■ Exercise requirements
Find the line with "Give me the Bokeh source for this chart." and the line with "x_end_kev = 12.08", then repeat both of them and every line in between exactly. Omit the pictures.

■ Data extract
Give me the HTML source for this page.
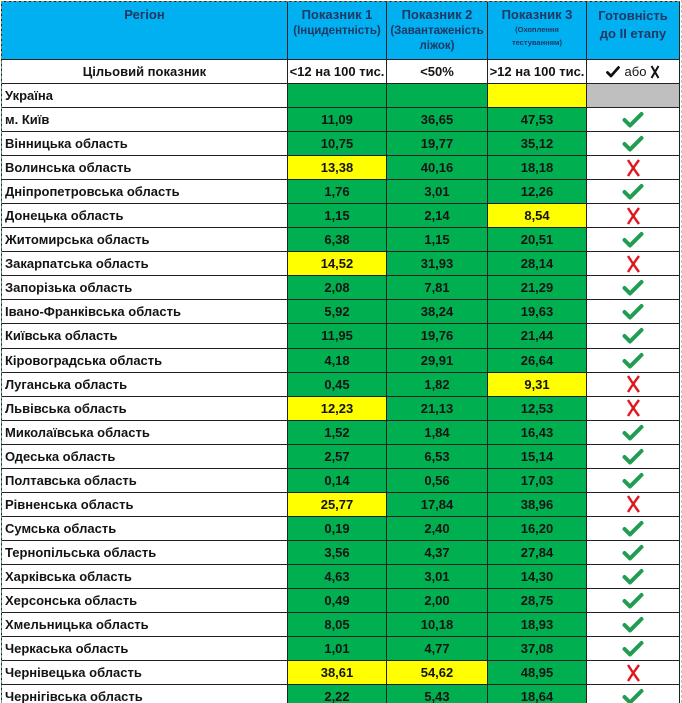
<!DOCTYPE html>
<html><head><meta charset="utf-8">
<style>
html,body{margin:0;padding:0;background:#fff;width:682px;height:703px;overflow:hidden}
body{font-family:"Liberation Sans","DejaVu Sans",sans-serif;position:relative}
.g{position:absolute;left:1px;top:1px;border-left:1px dashed #6f9a86;border-top:1px dashed #6f9a86;border-right:1px solid #222;background:#222;display:grid;
grid-template-columns:285px 98px 100px 98px 92px;
grid-template-rows:57px 23px repeat(26,23.06px);gap:1px}
.g>div{display:flex;align-items:center;justify-content:center;font-weight:bold;font-size:13px;color:#141414;background:#fff;overflow:hidden;white-space:nowrap}
.g>div.r{justify-content:flex-start;padding-left:3px;font-size:13px}
.h{background:#00B0F0 !important;color:#1f3864 !important;position:relative;display:block !important}
.h span{position:absolute;left:0;right:0;text-align:center;line-height:1}
.G{background:#00B050 !important}
.Y{background:#FFFF00 !important}
.S{background:#BFBFBF !important}
.t{font-size:13px !important}
</style></head><body>
<div class="g">
<div class="h"><span style="top:6px;font-size:13px">Регіон</span></div>
<div class="h"><span style="top:6px;font-size:13px">Показник 1</span><span style="top:24px;font-size:11.5px">(Інцидентність)</span></div>
<div class="h"><span style="top:6px;font-size:13px">Показник 2</span><span style="top:24px;font-size:11.5px">(Завантаженість</span><span style="top:39px;font-size:11.5px">ліжок)</span></div>
<div class="h"><span style="top:6px;font-size:13px">Показник 3</span><span style="top:24px;font-size:7.5px">(Охоплення</span><span style="top:37px;font-size:7.5px">тестуванням)</span></div>
<div class="h"><span style="top:7px;font-size:13px">Готовність</span><span style="top:25px;font-size:13px">до II етапу</span></div>

<div class="t">Цільовий показник</div>
<div class="t">&lt;12 на 100 тис.</div>
<div class="t">&lt;50%</div>
<div class="t">&gt;12 на 100 тис.</div>
<div class="t" style="font-weight:normal"><svg width="14" height="12" viewBox="0 0 14 12"><path d="M1.5 6.5 L5 10 L12.5 1.5" stroke="#111" stroke-width="2.8" fill="none" stroke-linecap="round" stroke-linejoin="round"/></svg><span style="margin:0 4px 0 5px;font-weight:normal">або</span><svg width="10" height="14" viewBox="0 0 10 14"><path d="M1.5 1 Q5 7 8.5 13 M8.5 1 Q5 7 1.5 13" stroke="#111" stroke-width="2" fill="none"/></svg></div>

<div class="r">Україна</div><div class="G"></div><div class="G"></div><div class="Y"></div><div class="S"></div>
<div class="r">м. Київ</div><div class="G">11,09</div><div class="G">36,65</div><div class="G">47,53</div><div><svg width="22" height="17" viewBox="0 0 22 17"><path d="M2.5 9 L8 14.5 L19.5 3" stroke="#1f9e52" stroke-width="4" fill="none" stroke-linecap="round" stroke-linejoin="round"/></svg></div>
<div class="r">Вінницька область</div><div class="G">10,75</div><div class="G">19,77</div><div class="G">35,12</div><div><svg width="22" height="17" viewBox="0 0 22 17"><path d="M2.5 9 L8 14.5 L19.5 3" stroke="#1f9e52" stroke-width="4" fill="none" stroke-linecap="round" stroke-linejoin="round"/></svg></div>
<div class="r">Волинська область</div><div class="Y">13,38</div><div class="G">40,16</div><div class="G">18,18</div><div><svg width="15" height="18" viewBox="0 0 15 18"><path d="M2 1 Q7 9 13 17 M13 1 Q7 9 2 17" stroke="#e2141c" stroke-width="2.4" fill="none"/></svg></div>
<div class="r">Дніпропетровська область</div><div class="G">1,76</div><div class="G">3,01</div><div class="G">12,26</div><div><svg width="22" height="17" viewBox="0 0 22 17"><path d="M2.5 9 L8 14.5 L19.5 3" stroke="#1f9e52" stroke-width="4" fill="none" stroke-linecap="round" stroke-linejoin="round"/></svg></div>
<div class="r">Донецька область</div><div class="G">1,15</div><div class="G">2,14</div><div class="Y">8,54</div><div><svg width="15" height="18" viewBox="0 0 15 18"><path d="M2 1 Q7 9 13 17 M13 1 Q7 9 2 17" stroke="#e2141c" stroke-width="2.4" fill="none"/></svg></div>
<div class="r">Житомирська область</div><div class="G">6,38</div><div class="G">1,15</div><div class="G">20,51</div><div><svg width="22" height="17" viewBox="0 0 22 17"><path d="M2.5 9 L8 14.5 L19.5 3" stroke="#1f9e52" stroke-width="4" fill="none" stroke-linecap="round" stroke-linejoin="round"/></svg></div>
<div class="r">Закарпатська область</div><div class="Y">14,52</div><div class="G">31,93</div><div class="G">28,14</div><div><svg width="15" height="18" viewBox="0 0 15 18"><path d="M2 1 Q7 9 13 17 M13 1 Q7 9 2 17" stroke="#e2141c" stroke-width="2.4" fill="none"/></svg></div>
<div class="r">Запорізька область</div><div class="G">2,08</div><div class="G">7,81</div><div class="G">21,29</div><div><svg width="22" height="17" viewBox="0 0 22 17"><path d="M2.5 9 L8 14.5 L19.5 3" stroke="#1f9e52" stroke-width="4" fill="none" stroke-linecap="round" stroke-linejoin="round"/></svg></div>
<div class="r">Івано-Франківська область</div><div class="G">5,92</div><div class="G">38,24</div><div class="G">19,63</div><div><svg width="22" height="17" viewBox="0 0 22 17"><path d="M2.5 9 L8 14.5 L19.5 3" stroke="#1f9e52" stroke-width="4" fill="none" stroke-linecap="round" stroke-linejoin="round"/></svg></div>
<div class="r">Київська область</div><div class="G">11,95</div><div class="G">19,76</div><div class="G">21,44</div><div><svg width="22" height="17" viewBox="0 0 22 17"><path d="M2.5 9 L8 14.5 L19.5 3" stroke="#1f9e52" stroke-width="4" fill="none" stroke-linecap="round" stroke-linejoin="round"/></svg></div>
<div class="r">Кіровоградська область</div><div class="G">4,18</div><div class="G">29,91</div><div class="G">26,64</div><div><svg width="22" height="17" viewBox="0 0 22 17"><path d="M2.5 9 L8 14.5 L19.5 3" stroke="#1f9e52" stroke-width="4" fill="none" stroke-linecap="round" stroke-linejoin="round"/></svg></div>
<div class="r">Луганська область</div><div class="G">0,45</div><div class="G">1,82</div><div class="Y">9,31</div><div><svg width="15" height="18" viewBox="0 0 15 18"><path d="M2 1 Q7 9 13 17 M13 1 Q7 9 2 17" stroke="#e2141c" stroke-width="2.4" fill="none"/></svg></div>
<div class="r">Львівська область</div><div class="Y">12,23</div><div class="G">21,13</div><div class="G">12,53</div><div><svg width="15" height="18" viewBox="0 0 15 18"><path d="M2 1 Q7 9 13 17 M13 1 Q7 9 2 17" stroke="#e2141c" stroke-width="2.4" fill="none"/></svg></div>
<div class="r">Миколаївська область</div><div class="G">1,52</div><div class="G">1,84</div><div class="G">16,43</div><div><svg width="22" height="17" viewBox="0 0 22 17"><path d="M2.5 9 L8 14.5 L19.5 3" stroke="#1f9e52" stroke-width="4" fill="none" stroke-linecap="round" stroke-linejoin="round"/></svg></div>
<div class="r">Одеська область</div><div class="G">2,57</div><div class="G">6,53</div><div class="G">15,14</div><div><svg width="22" height="17" viewBox="0 0 22 17"><path d="M2.5 9 L8 14.5 L19.5 3" stroke="#1f9e52" stroke-width="4" fill="none" stroke-linecap="round" stroke-linejoin="round"/></svg></div>
<div class="r">Полтавська область</div><div class="G">0,14</div><div class="G">0,56</div><div class="G">17,03</div><div><svg width="22" height="17" viewBox="0 0 22 17"><path d="M2.5 9 L8 14.5 L19.5 3" stroke="#1f9e52" stroke-width="4" fill="none" stroke-linecap="round" stroke-linejoin="round"/></svg></div>
<div class="r">Рівненська область</div><div class="Y">25,77</div><div class="G">17,84</div><div class="G">38,96</div><div><svg width="15" height="18" viewBox="0 0 15 18"><path d="M2 1 Q7 9 13 17 M13 1 Q7 9 2 17" stroke="#e2141c" stroke-width="2.4" fill="none"/></svg></div>
<div class="r">Сумська область</div><div class="G">0,19</div><div class="G">2,40</div><div class="G">16,20</div><div><svg width="22" height="17" viewBox="0 0 22 17"><path d="M2.5 9 L8 14.5 L19.5 3" stroke="#1f9e52" stroke-width="4" fill="none" stroke-linecap="round" stroke-linejoin="round"/></svg></div>
<div class="r">Тернопільська область</div><div class="G">3,56</div><div class="G">4,37</div><div class="G">27,84</div><div><svg width="22" height="17" viewBox="0 0 22 17"><path d="M2.5 9 L8 14.5 L19.5 3" stroke="#1f9e52" stroke-width="4" fill="none" stroke-linecap="round" stroke-linejoin="round"/></svg></div>
<div class="r">Харківська область</div><div class="G">4,63</div><div class="G">3,01</div><div class="G">14,30</div><div><svg width="22" height="17" viewBox="0 0 22 17"><path d="M2.5 9 L8 14.5 L19.5 3" stroke="#1f9e52" stroke-width="4" fill="none" stroke-linecap="round" stroke-linejoin="round"/></svg></div>
<div class="r">Херсонська область</div><div class="G">0,49</div><div class="G">2,00</div><div class="G">28,75</div><div><svg width="22" height="17" viewBox="0 0 22 17"><path d="M2.5 9 L8 14.5 L19.5 3" stroke="#1f9e52" stroke-width="4" fill="none" stroke-linecap="round" stroke-linejoin="round"/></svg></div>
<div class="r">Хмельницька область</div><div class="G">8,05</div><div class="G">10,18</div><div class="G">18,93</div><div><svg width="22" height="17" viewBox="0 0 22 17"><path d="M2.5 9 L8 14.5 L19.5 3" stroke="#1f9e52" stroke-width="4" fill="none" stroke-linecap="round" stroke-linejoin="round"/></svg></div>
<div class="r">Черкаська область</div><div class="G">1,01</div><div class="G">4,77</div><div class="G">37,08</div><div><svg width="22" height="17" viewBox="0 0 22 17"><path d="M2.5 9 L8 14.5 L19.5 3" stroke="#1f9e52" stroke-width="4" fill="none" stroke-linecap="round" stroke-linejoin="round"/></svg></div>
<div class="r">Чернівецька область</div><div class="Y">38,61</div><div class="Y">54,62</div><div class="G">48,95</div><div><svg width="15" height="18" viewBox="0 0 15 18"><path d="M2 1 Q7 9 13 17 M13 1 Q7 9 2 17" stroke="#e2141c" stroke-width="2.4" fill="none"/></svg></div>
<div class="r">Чернігівська область</div><div class="G">2,22</div><div class="G">5,43</div><div class="G">18,64</div><div><svg width="22" height="17" viewBox="0 0 22 17"><path d="M2.5 9 L8 14.5 L19.5 3" stroke="#1f9e52" stroke-width="4" fill="none" stroke-linecap="round" stroke-linejoin="round"/></svg></div>
</div>
<div style="position:absolute;left:681px;top:0;width:0;height:703px;border-left:1px dashed #b8c8c0"></div>
</body></html>
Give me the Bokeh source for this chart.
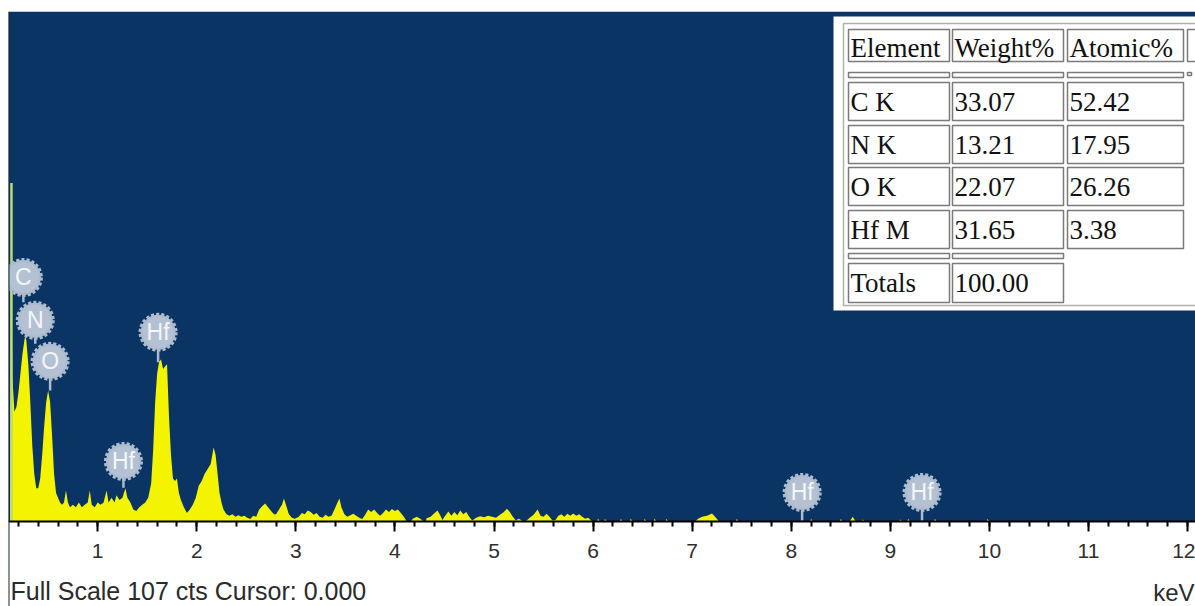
from bokeh.plotting import figure
from bokeh.models import Range1d, Label, BoxAnnotation, SingleIntervalTicker, LinearAxis
from bokeh.embed import file_html
from bokeh.resources import INLINE
from bokeh.core.properties import value

# ---------------- data ----------------
full_scale = 107
x_start_kev = 0.1
x_end_kev = 12.08

energy_kev = [
    0.105, 0.115, 0.12, 0.13, 0.14, 0.16, 0.18, 0.20, 0.22, 0.24, 0.26, 0.27, 0.28, 0.30,
    0.32, 0.34, 0.36, 0.38, 0.40, 0.42, 0.44, 0.46, 0.48, 0.50, 0.52, 0.54, 0.56, 0.58,
    0.60, 0.62, 0.64, 0.66, 0.68, 0.70, 0.72, 0.75, 0.78, 0.81, 0.84, 0.87, 0.90, 0.92,
    0.94, 0.97, 1.00, 1.03, 1.06, 1.09, 1.11, 1.14, 1.17, 1.19, 1.22, 1.25, 1.28, 1.30,
    1.33, 1.36, 1.39, 1.42, 1.45, 1.48, 1.51, 1.54, 1.56, 1.58, 1.60, 1.62, 1.64, 1.66,
    1.68, 1.70, 1.72, 1.74, 1.76, 1.78, 1.80, 1.82, 1.84, 1.87, 1.90, 1.93, 1.96, 1.99,
    2.02, 2.05, 2.08, 2.11, 2.14, 2.17, 2.19, 2.21, 2.23, 2.25, 2.27, 2.30, 2.33, 2.36,
    2.39, 2.42, 2.45, 2.48, 2.51, 2.54, 2.57, 2.60, 2.63, 2.66, 2.69, 2.72, 2.75, 2.78,
    2.80, 2.83, 2.86, 2.88, 2.90, 2.93, 2.96, 2.99, 3.03, 3.06, 3.09, 3.12, 3.15, 3.18,
    3.21, 3.24, 3.27, 3.30, 3.33, 3.36, 3.39, 3.42, 3.44, 3.46, 3.49, 3.52, 3.55, 3.58,
    3.61, 3.64, 3.67, 3.70, 3.73, 3.76, 3.79, 3.82, 3.85, 3.88, 3.91, 3.94, 3.97, 4.00,
    4.03, 4.06, 4.09, 4.12, 4.16, 4.18, 4.22, 4.26, 4.29, 4.31, 4.32, 4.36, 4.40, 4.43,
    4.46, 4.48, 4.50, 4.54, 4.57, 4.60, 4.63, 4.66, 4.69, 4.72, 4.75, 4.78, 4.82, 4.86,
    4.90, 4.94, 4.98, 5.02, 5.06, 5.10, 5.13, 5.16, 5.19, 5.22, 5.25, 5.28, 5.30, 5.33,
    5.36, 5.40, 5.44, 5.47, 5.50, 5.53, 5.56, 5.59, 5.62, 5.65, 5.68, 5.71, 5.74, 5.77,
    5.80, 5.83, 5.86, 5.89, 5.92, 5.95, 5.98, 6.00,
    6.04, 6.05, 6.07, 6.11, 6.12, 6.14, 6.27, 6.28, 6.30, 6.37, 6.38, 6.40,
    6.51, 6.52, 6.54, 6.61, 6.62, 6.64, 6.73, 6.74, 6.76,
    7.03, 7.06, 7.10, 7.15, 7.20, 7.24, 7.27, 7.44, 7.45, 7.47,
    8.19, 8.20, 8.22, 8.49, 8.50, 8.52, 8.59, 8.62, 8.65, 8.71, 8.72, 8.74,
    9.09, 9.10, 9.12, 9.17, 9.18, 9.20, 9.44, 9.45, 9.47, 9.97, 9.98, 10.00, 12.08,
]
counts = [
    0, 0, 52, 44, 30, 23, 24, 27, 31, 35, 38, 39, 38, 33,
    25, 16, 10, 7, 7, 9, 14, 20, 25, 27.5, 25, 18, 10, 6,
    5, 4, 3.5, 4, 6.5, 4, 3, 3.5, 3, 4, 3, 3.5, 4, 6.5,
    3.5, 3, 4, 3.5, 4, 6.5, 4, 5, 4, 5.5, 4.5, 5, 7, 5,
    4, 2.5, 2.2, 3, 3.5, 4, 5, 8, 15, 25, 31, 33.5, 34, 32,
    32.5, 33, 22, 14, 9, 8.5, 9, 6, 4.5, 3, 1.8, 2.5, 3.5, 5,
    7.5, 8.5, 10, 11, 12, 15.5, 14, 10, 6, 4, 2.5, 1.5, 1.2, 1.5,
    1.0, 1.3, 1.0, 1.2, 0.8, 0.5, 1.2, 1.0, 2.5, 3.2, 3.8, 3.0, 2.2, 1.5,
    1.5, 2.5, 3.5, 4.8, 3.5, 1.5, 0.8, 0.6, 1.0, 1.8, 1.5, 2.3, 2.0, 1.4,
    1.8, 1.0, 0.8, 1.4, 1.0, 1.2, 2.5, 4.0, 4.8, 3.0, 1.5, 1.0, 1.3, 1.6,
    1.2, 0.8, 0.5, 1.4, 2.5, 2.0, 2.5, 1.8, 1.2, 1.8, 2.5, 2.0, 2.6, 2.2,
    2.5, 1.8, 1.0, 0, 0, 0.6, 1.0, 0.5, 0, 0, 0.7, 1.0, 1.8, 2.3,
    1.2, 0.3, 1.0, 2.1, 1.2, 2.0, 1.3, 2.3, 1.5, 2.0, 1.0, 0.2, 0.8, 1.1,
    0.9, 1.2, 1.0, 0.8, 1.4, 2.0, 2.7, 2.0, 1.0, 0.2, 0.6, 0.2, 0, 0.2,
    0.8, 1.4, 2.5, 1.2, 1.0, 1.6, 1.0, 0.2, 0.3, 1.2, 1.5, 1.0, 1.6, 1.2,
    1.7, 1.2, 1.5, 1.0, 0.6, 0.8, 0.2, 0,
    0, 0.6, 0, 0, 0.5, 0, 0, 0.5, 0, 0, 0.6, 0,
    0, 0.5, 0, 0, 0.6, 0, 0, 0.5, 0,
    0, 0.6, 1.0, 1.2, 1.7, 0.8, 0, 0, 0.5, 0,
    0, 0.5, 0, 0, 0.5, 0, 0, 1.0, 0, 0, 0.4, 0,
    0, 0.4, 0, 0, 0.5, 0, 0, 0.5, 0, 0, 0.5, 0, 0,
]

zero_peak_kev = [0.13]
zero_peak_cts = [71]

marker_labels = ["C", "N", "O", "Hf", "Hf", "Hf", "Hf"]
marker_kev = [0.25, 0.37, 0.52, 1.61, 1.26, 8.11, 9.32]
marker_cts = [51.2, 42.2, 33.6, 39.7, 12.6, 6.1, 6.1]
stem_bottom_cts = [46.0, 37.3, 27.5, 33.4, 7.1, 0.2, 0.2]

table_header = ["Element", "Weight%", "Atomic%"]
elements = ["C K", "N K", "O K", "Hf M"]
weight_pct = ["33.07", "13.21", "22.07", "31.65"]
atomic_pct = ["52.42", "17.95", "26.26", "3.38"]
totals_label = "Totals"
totals_value = "100.00"

# ---------------- layout ----------------
W, H = 1195, 606
LEFT, TOP, AXIS_PX = 8, 11, 521
px_per_count = (AXIS_PX - TOP) / full_scale
y_bottom = -(H - AXIS_PX) / px_per_count

p = figure(width=W, height=H, output_backend="svg", toolbar_location=None,
           x_range=Range1d(x_start_kev, x_end_kev), y_range=Range1d(y_bottom, full_scale),
           x_axis_location=None, y_axis_location=None,
           min_border_left=LEFT, min_border_top=TOP, min_border_right=0,
           min_border_bottom=0)
p.background_fill_color = "white"
p.border_fill_color = "white"
p.outline_line_color = None
p.grid.visible = False

# blue plotting area above the energy axis
p.add_layout(BoxAnnotation(bottom=0, fill_color="#0a3464", fill_alpha=1,
                           line_color=None, level="underlay"))

ax = LinearAxis(fixed_location=0)
ax.ticker = SingleIntervalTicker(interval=1, num_minor_ticks=5)
ax.axis_line_width = 2
ax.axis_line_color = "black"
ax.major_tick_in = 0
ax.major_tick_out = 10
ax.major_tick_line_width = 2
ax.major_tick_line_color = "black"
ax.minor_tick_in = 0
ax.minor_tick_out = 5
ax.minor_tick_line_width = 2
ax.minor_tick_line_color = "black"
ax.major_label_text_font = "Liberation Sans"
ax.major_label_text_font_size = "21px"
ax.major_label_text_color = "#2e2e2e"
ax.major_label_standoff = 12
p.add_layout(ax, "below")

# spectrum
p.varea(x=energy_kev, y1=0, y2=counts, fill_color="#f4f400")
p.segment(x0=zero_peak_kev, y0=[0], x1=zero_peak_kev, y1=zero_peak_cts,
          line_color="#b4dc78", line_width=2.5)

# element markers
mk = "#adbbce"
p.segment(x0=marker_kev, y0=stem_bottom_cts, x1=marker_kev, y1=marker_cts,
          line_color=mk, line_width=2.5)
p.scatter(x=marker_kev, y=marker_cts, size=35, fill_color=mk, line_color=mk,
          line_width=4, line_dash="3 2")
p.scatter(x=marker_kev, y=marker_cts, size=31, fill_color="#b4c1d3", line_color=None)
p.text(x=marker_kev, y=marker_cts, text=marker_labels, text_align="center",
       text_baseline="middle", text_font=value("Liberation Sans"),
       text_font_size="23px", text_color="#f3f6fa")

# left frame line
p.add_layout(BoxAnnotation(left=-1, right=1, left_units="screen", right_units="screen",
                           fill_color="#1c2633", fill_alpha=1, line_color=None))


def sx(px):
    return px - LEFT


def sy(py):
    return H - py


def box(x0, y0, x1, y1, fill="white", line="#7a7a7a", lw=1.5):
    p.add_layout(BoxAnnotation(left=sx(x0), right=sx(x1), top=sy(y0), bottom=sy(y1),
                               left_units="screen", right_units="screen",
                               top_units="screen", bottom_units="screen",
                               fill_color=fill, fill_alpha=1 if fill else 0,
                               line_color=line, line_width=lw, line_alpha=1))


def txt(px, py, s, size="27px", font="Liberation Serif", color="#111111", align="left"):
    p.add_layout(Label(x=sx(px), y=sy(py), x_units="screen", y_units="screen", text=s,
                       text_font=font, text_font_size=size, text_color=color,
                       text_align=align, text_baseline="middle"))


# table popup
box(833, 16, 1200, 310, fill="white", line=None)
box(843, 23, 1200, 305, fill=None, line="#b0b0b0", lw=1.5)

cols = [(848, 949), (952, 1063), (1067, 1183)]
header_row = (29, 61)
rows = [(82, 120), (125, 163), (167, 205), (210, 248)]
sep1 = (72, 77)
sep2 = (253, 258)
tot_row = (263, 302)

for (c0, c1), h in zip(cols, table_header):
    box(c0, header_row[0], c1, header_row[1])
    txt(c0 + 2, (header_row[0] + header_row[1]) / 2 + 2, h)
box(1187, header_row[0], 1200, header_row[1])
for c0, c1 in cols:
    box(c0, sep1[0], c1, sep1[1])
box(1187, sep1[0], 1191, sep1[0] + 3)

for (r0, r1), e, wv, av in zip(rows, elements, weight_pct, atomic_pct):
    for (c0, c1), s in zip(cols, [e, wv, av]):
        box(c0, r0, c1, r1)
        txt(c0 + 2, (r0 + r1) / 2, s)

for c0, c1 in cols[:2]:
    box(c0, sep2[0], c1, sep2[1])
for (c0, c1), s in zip(cols[:2], [totals_label, totals_value]):
    box(c0, tot_row[0], c1, tot_row[1])
    txt(c0 + 2, (tot_row[0] + tot_row[1]) / 2, s)

# bottom texts
txt(10, 590, f"Full Scale {full_scale} cts Cursor: 0.000", size="25px",
    font="Liberation Sans", color="#2a2a2a")
txt(1194, 592, "keV", size="24px", font="Liberation Sans", color="#2a2a2a",
    align="right")

open("out.html", "w").write(file_html(p, INLINE))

■ Solution for this problem
Give me the Bokeh source for this chart.
from bokeh.plotting import figure
from bokeh.models import Range1d, Label, BoxAnnotation, SingleIntervalTicker, LinearAxis
from bokeh.embed import file_html
from bokeh.resources import INLINE
from bokeh.core.properties import value

# ---------------- data ----------------
full_scale = 107
x_start_kev = 0.1
x_end_kev = 12.08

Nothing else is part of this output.